One of the reasons our recent loss of books hit me so hard is that each volume contains memories. Among the more disturbing developments of memory studies in recent years is the fact that what we remember has a tendency to be unreliable. In other words, our narratives about ourselves contains a good deal of fiction that we remember as fact. Even if we write down our impressions shortly after an event, such scribbles are just that—impressions. Lee Irby explores this dynamic in his novel Unreliable. Now, since the narrator may be the most unreliable I’ve ever read, I don’t want to give away too much. Irby knows what it’s like to be a professor (something that some of us share with him) and he has a good sense of Edgar Allan Poe. It’s one of those books that touched on a number of things in my own life. I think.
First of all, this was an impulse buy at Buffalo Street Books in Ithaca, New York. I soon discovered why they stocked it. Edwin Stith, the narrator, teaches at a fictional college in Ithaca. The story, however, is set in Richmond, Virginia, where Prof. Stith has gone for his mother’s second wedding. With characters compellingly drawn, he meets his new step-family, runs into an old-girlfriend, and tries to both avoid and hook up with a student of his that he’s dating, more or less. He claims from the start, however, that we shouldn’t believe him. The largest part of the story takes place over one feverish day following a very late arrival in town, with plenty of Poe references sprinkled throughout the tale.

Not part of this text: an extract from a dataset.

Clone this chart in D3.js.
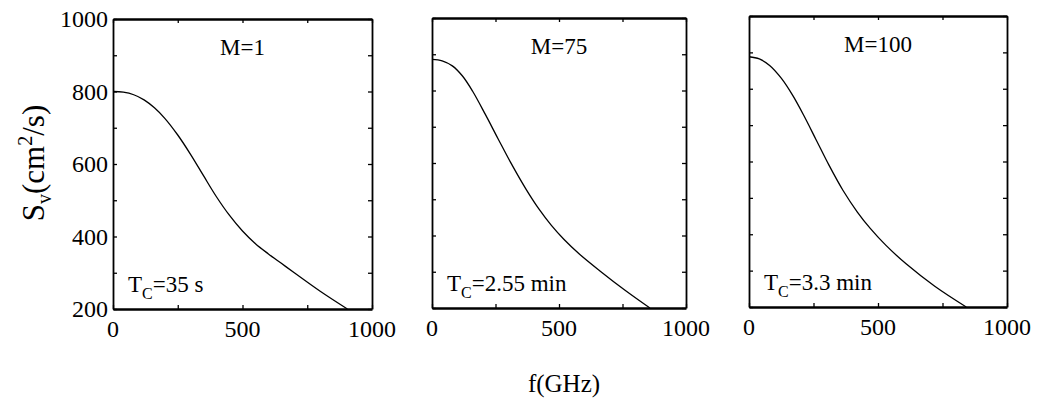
<!DOCTYPE html>
<html>
<head>
<meta charset="utf-8">
<script src="https://cdn.jsdelivr.net/npm/d3@7"></script>
<style>
  html, body { margin: 0; padding: 0; background: #fff; }
  svg { display: block; }
</style>
</head>
<body>
<svg id="chart" width="1047" height="404" font-family="'Liberation Serif', 'Times New Roman', serif"></svg>
<script>
// Diffusion coefficient S_v versus frequency f for three values of M
const panelNames = ["M=1", "M=75", "M=100"];
const tcMain = ["35 s", "2.55 min", "3.3 min"];

// curve samples: frequency (GHz) and S_v (cm^2/s)
const freqM1 = [0, 40, 80, 120, 160, 200, 250, 300, 350, 400, 450, 500, 550, 600, 650, 700, 800, 905];
const svM1   = [800, 798, 791, 777, 755, 726, 680, 626, 567, 509, 458, 415, 380, 352, 326, 300, 249, 200];

const freqM75 = [0, 40, 80, 120, 160, 210, 260, 310, 370, 420, 470, 520, 580, 660, 760, 858];
const svM75   = [886, 882, 868, 840, 798, 734, 667, 601, 528, 474, 428, 389, 349, 303, 249, 200];

const freqM100 = [0, 40, 80, 125, 170, 215, 260, 310, 364, 420, 470, 530, 610, 720, 842];
const svM100   = [888, 882, 864, 829, 781, 723, 660, 590, 521, 461, 416, 370, 318, 257, 200];

const xTicks = [0, 250, 500, 750, 1000];
const xTickLabels = [0, 500, 1000];
const yTicks = [200, 300, 400, 500, 600, 700, 800, 900, 1000];
const yTickLabels = [200, 400, 600, 800, 1000];

const series = [
  { freq: freqM1, sv: svM1 },
  { freq: freqM75, sv: svM75 },
  { freq: freqM100, sv: svM100 }
];

// panel frames in page pixels
const frames = [
  { left: 113, right: 372, top: 19, bottom: 309 },
  { left: 432, right: 686, top: 18, bottom: 308 },
  { left: 749, right: 1007, top: 16, bottom: 307 }
];

const svg = d3.select("#chart");
svg.append("rect").attr("width", 1047).attr("height", 404).attr("fill", "#fff");

frames.forEach((fr, i) => {
  const x = d3.scaleLinear().domain([0, 1000]).range([fr.left, fr.right]);
  const y = d3.scaleLinear().domain([200, 1000]).range([fr.bottom, fr.top]);
  const g = svg.append("g");

  // inward ticks on all four sides
  const tickLen = 4;
  const bottomAx = g.append("g").attr("transform", `translate(0,${fr.bottom})`)
    .call(d3.axisBottom(x).tickValues(xTicks).tickSizeInner(-tickLen).tickSizeOuter(0).tickFormat(""));
  const topAx = g.append("g").attr("transform", `translate(0,${fr.top})`)
    .call(d3.axisTop(x).tickValues(xTicks).tickSizeInner(-tickLen).tickSizeOuter(0).tickFormat(""));
  const leftAx = g.append("g").attr("transform", `translate(${fr.left},0)`)
    .call(d3.axisLeft(y).tickValues(yTicks).tickSizeInner(-tickLen).tickSizeOuter(0).tickFormat(""));
  const rightAx = g.append("g").attr("transform", `translate(${fr.right},0)`)
    .call(d3.axisRight(y).tickValues(yTicks).tickSizeInner(-tickLen).tickSizeOuter(0).tickFormat(""));

  [bottomAx, topAx].forEach(a => a.select(".domain").attr("stroke", "#000").attr("stroke-width", 2.4));
  [leftAx, rightAx].forEach(a => a.select(".domain").attr("stroke", "#000").attr("stroke-width", 1.8));
  [bottomAx, topAx, leftAx, rightAx].forEach(a => a.selectAll(".tick line").attr("stroke", "#000").attr("stroke-width", 1.3));

  // x tick labels
  g.selectAll(".xl").data(xTickLabels).enter().append("text")
    .attr("x", d => x(d)).attr("y", fr.bottom + 28)
    .attr("text-anchor", "middle").attr("font-size", 24)
    .text(d => d);

  // y tick labels on the first panel only
  if (i === 0) {
    g.selectAll(".yl").data(yTickLabels).enter().append("text")
      .attr("x", fr.left - 5).attr("y", d => y(d) + 8)
      .attr("text-anchor", "end").attr("font-size", 24)
      .text(d => d);
  }

  // curve
  const s = series[i];
  const pts = s.freq.map((f, k) => [f, s.sv[k]]);
  const line = d3.line().x(d => x(d[0])).y(d => y(d[1])).curve(d3.curveCatmullRom.alpha(0.5));
  g.append("path").datum(pts).attr("d", line)
    .attr("fill", "none").attr("stroke", "#000").attr("stroke-width", 1.3);

  // panel title
  g.append("text")
    .attr("x", (fr.left + fr.right) / 2).attr("y", fr.top + 36)
    .attr("text-anchor", "middle").attr("font-size", 23)
    .text(panelNames[i]);

  // correlation time
  const tc = g.append("text")
    .attr("x", fr.left + 15).attr("y", fr.bottom - 17)
    .attr("font-size", 23);
  tc.append("tspan").text("T");
  tc.append("tspan").attr("font-size", 16).attr("dy", 7).text("C");
  tc.append("tspan").attr("dy", -7).text("=" + tcMain[i]);
});

// y axis title
const yt = svg.append("text")
  .attr("transform", "translate(44,163) rotate(-90)")
  .attr("text-anchor", "middle").attr("font-size", 31);
yt.append("tspan").text("S");
yt.append("tspan").attr("font-size", 20).attr("dy", 7).text("v");
yt.append("tspan").attr("dy", -7).text("(cm");
yt.append("tspan").attr("font-size", 20).attr("dy", -12).text("2");
yt.append("tspan").attr("dy", 12).text("/s)");

// x axis title
svg.append("text")
  .attr("x", 564).attr("y", 392)
  .attr("text-anchor", "middle").attr("font-size", 25)
  .text("f(GHz)");
</script>
</body>
</html>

Apart from the Ithaca and former professor connections, the book also mentioned, rather spookily, meeting a girl from Slippery Rock University—a rather obscure school from my old neighborhood. I had dated a Slippery Rock co-ed who’d proved about as unreliable as our narrator, so this single, brief reference managed to jump-start some of my own memories, reliable or not. Our pasts, along with the books we read, make us who we are. I’ve lost track of how many times I’ve thought of a scene I’d supposed I’d forgotten from a book I’ve read years ago. Just the other day I recalled, completely out of of the blue, apropos of nothing, a scene from a Doc Savage novella I’d read as a tween. Was it a reliable memory? I have no way to judge, I guess. And that’s the scary part, as I’m sure Poe would’ve agreed.